【今一度考えてみよう】“オタク”がいなくなった世界に考える、1000日後のエンターテインメント
2020年4月7日に東京都、神奈川県、埼玉県、千葉県、大阪府、兵庫県、福岡県の7都府県を対象に発令した非常事態宣言を受け、僕たちの生活は一変した。毎日、毎週、毎月のように開催されていた、リアルな現場で楽しむライブやイベントは軒並み自粛となり、不要不急、消毒、自粛というワードばかりを見る日々が続く。
記念ライブや久しぶりのツアー。年に一度のお祭り的なイベント。その全てが誰のせいでもなく、延期あるいは中止という結果となってしまった。また、2020年夏アニメの延期が発表。新作映画に関しても公開延期の報道が次々と行われた。
関西大学名誉教授である宮本勝浩さんの推定によると、今後2年間での経済的減少額は7都府県で約30兆円にも及ぶという。
未曾有の経済的ピンチ。いつ何時どのタイミングで自分に襲いかかるか分からないウイルスの恐怖。2つの危機は日本、そして世界で大きな衝撃を与え続けている。
ただし、悲観してばかりでは人としての光を失ってしまう。元気があるから笑顔になるのではなく、笑顔になるから元気になれるのだ。
そう考え、これから1000日後のオタク系エンターテインメントについて考えていきたいと思う。
各クリエイターたちが鳴らしていた警鐘
不思議なもので、いつの時代でも先見の明を持った人物が現れる。明治維新の立役者である坂本龍馬や戦国時代に名を馳せた武将・織田信長。
時代の流れを読み解く力に長けているのか。それとも人には見えない第六感が天啓として降りてくるのか。その答えは神のみぞ知るところだが、間違いなく現代のクリエイターたちにも同じ素養が備わっているようにも感じる。
2019年4月11日に放送開始された幾原邦彦監督の新作アニメ『さらざんまい』や同年11月8日に発売された小島秀夫監督作品の『DEATH STRANDING』は「人と人とのつながり」がテーマの中軸にあった。
アニメやゲームで鳴らされていた警鐘。僕たちは2019年の段階から「人と人とのつながり」について考えなくてはならなかったのかもしれない。
インターネットは偉大である。今こうしてあなたが目を通している僕の原稿も、インターネットが無ければ発信することすらできない。人々の暮らしは大きく、変化し豊かになったと思う。
ただ、SNSについてはもう一段深く考えなくてはならない。
誓ってSNSを否定するわけではないが、日々誰かが傷つくリスクを抱えた場所になってしまったようにも見える。女子プロレス団体スターダムの木村花さんが自ら命を絶ってしまったことは、決して忘れてはならない事件である。
また、深夜ラジオというパーソナリティとリスナーの“聖域”ですら心休まる場所ではなくなってしまった。

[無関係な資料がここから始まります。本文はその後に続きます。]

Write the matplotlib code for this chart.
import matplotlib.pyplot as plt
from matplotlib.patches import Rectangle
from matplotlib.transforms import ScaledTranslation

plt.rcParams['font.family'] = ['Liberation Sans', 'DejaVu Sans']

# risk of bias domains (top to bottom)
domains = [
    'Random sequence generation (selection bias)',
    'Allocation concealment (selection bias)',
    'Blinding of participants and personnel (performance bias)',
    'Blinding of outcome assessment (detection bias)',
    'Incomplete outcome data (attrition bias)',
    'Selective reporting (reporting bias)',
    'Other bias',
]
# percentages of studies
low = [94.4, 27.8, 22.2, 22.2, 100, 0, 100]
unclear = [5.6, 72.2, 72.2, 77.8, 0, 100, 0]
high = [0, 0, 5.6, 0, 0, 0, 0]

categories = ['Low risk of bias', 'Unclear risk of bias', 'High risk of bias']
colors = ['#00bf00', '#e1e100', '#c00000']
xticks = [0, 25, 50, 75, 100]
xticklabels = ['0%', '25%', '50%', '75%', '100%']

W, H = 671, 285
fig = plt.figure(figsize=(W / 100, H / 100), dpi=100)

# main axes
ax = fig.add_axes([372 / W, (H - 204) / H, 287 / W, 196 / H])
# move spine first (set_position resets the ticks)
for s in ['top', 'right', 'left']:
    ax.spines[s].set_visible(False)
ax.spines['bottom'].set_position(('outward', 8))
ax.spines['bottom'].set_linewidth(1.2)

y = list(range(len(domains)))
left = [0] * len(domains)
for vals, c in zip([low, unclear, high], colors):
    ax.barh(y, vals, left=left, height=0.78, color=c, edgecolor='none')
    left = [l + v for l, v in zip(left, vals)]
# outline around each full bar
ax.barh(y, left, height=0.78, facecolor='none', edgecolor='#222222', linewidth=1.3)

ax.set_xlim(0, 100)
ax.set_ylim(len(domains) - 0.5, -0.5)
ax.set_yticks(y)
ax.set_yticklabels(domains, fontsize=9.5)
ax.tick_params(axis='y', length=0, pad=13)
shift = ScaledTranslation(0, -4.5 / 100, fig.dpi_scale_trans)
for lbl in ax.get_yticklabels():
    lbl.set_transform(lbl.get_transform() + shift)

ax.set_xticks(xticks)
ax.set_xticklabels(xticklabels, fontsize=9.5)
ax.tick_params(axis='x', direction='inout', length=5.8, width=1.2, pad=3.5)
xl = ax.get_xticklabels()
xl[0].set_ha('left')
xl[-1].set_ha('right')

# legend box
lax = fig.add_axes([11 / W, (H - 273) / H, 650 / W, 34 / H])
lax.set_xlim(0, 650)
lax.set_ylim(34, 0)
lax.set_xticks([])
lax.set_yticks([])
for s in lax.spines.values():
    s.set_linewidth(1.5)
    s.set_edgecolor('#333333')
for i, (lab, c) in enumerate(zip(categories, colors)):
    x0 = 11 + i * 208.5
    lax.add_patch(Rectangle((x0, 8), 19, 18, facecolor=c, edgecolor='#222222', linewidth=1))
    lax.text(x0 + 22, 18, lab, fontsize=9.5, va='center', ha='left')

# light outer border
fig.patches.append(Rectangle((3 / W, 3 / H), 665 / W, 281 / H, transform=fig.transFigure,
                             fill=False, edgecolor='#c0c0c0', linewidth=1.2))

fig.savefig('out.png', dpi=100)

人と人が距離を置くようになってから、色々なものが見えてくるようになった。そもそも、顔が見えない相手から飛んでくる悪意(誹謗中傷)はインターネットれい明期から存在はしていた。もっとも、当時は本人や周囲が探さなければ見つからないところにあった。決して褒められたものではないが、今よりは幾分かマシというものだろう。
では、今はどうか。本人のSNSアカウントにダイレクトアタックよろしく。本人を前にして決して言えないような発言が飛び交い続けている(もしも言えるのだとしたら、中々図太い神経をお持ちかよほどぶっ飛んでいるかだ)。
著名人を中心にSNSの書き込みに関しては刑事告訴の可能性が高くなっている。弱者が強い時代は終わり、インターネットを発端に裁判所で裁きが落ちる時代へ。
少し話しは逸れるが、スマホを持って下を向いている姿は現代の懺悔だという見方がある。従来、神父のみが聴いていた懺悔をインターネットの海へ放流する。するとどうだろう。「本人の気分が健やかになる」のだ。
今から1000日後。SNSでの書き込みは規制の一途を辿っているだろう。リスクのある単語がそもそも書き込めない仕様になったり、書き込みはできるが強制ミュートが導入される可能性だってある。
言論の自由よりも目の前の平和。プラットフォームに関わる人々の精神的不安を取り除く方が大切だという流れになっても何ら不思議ではない。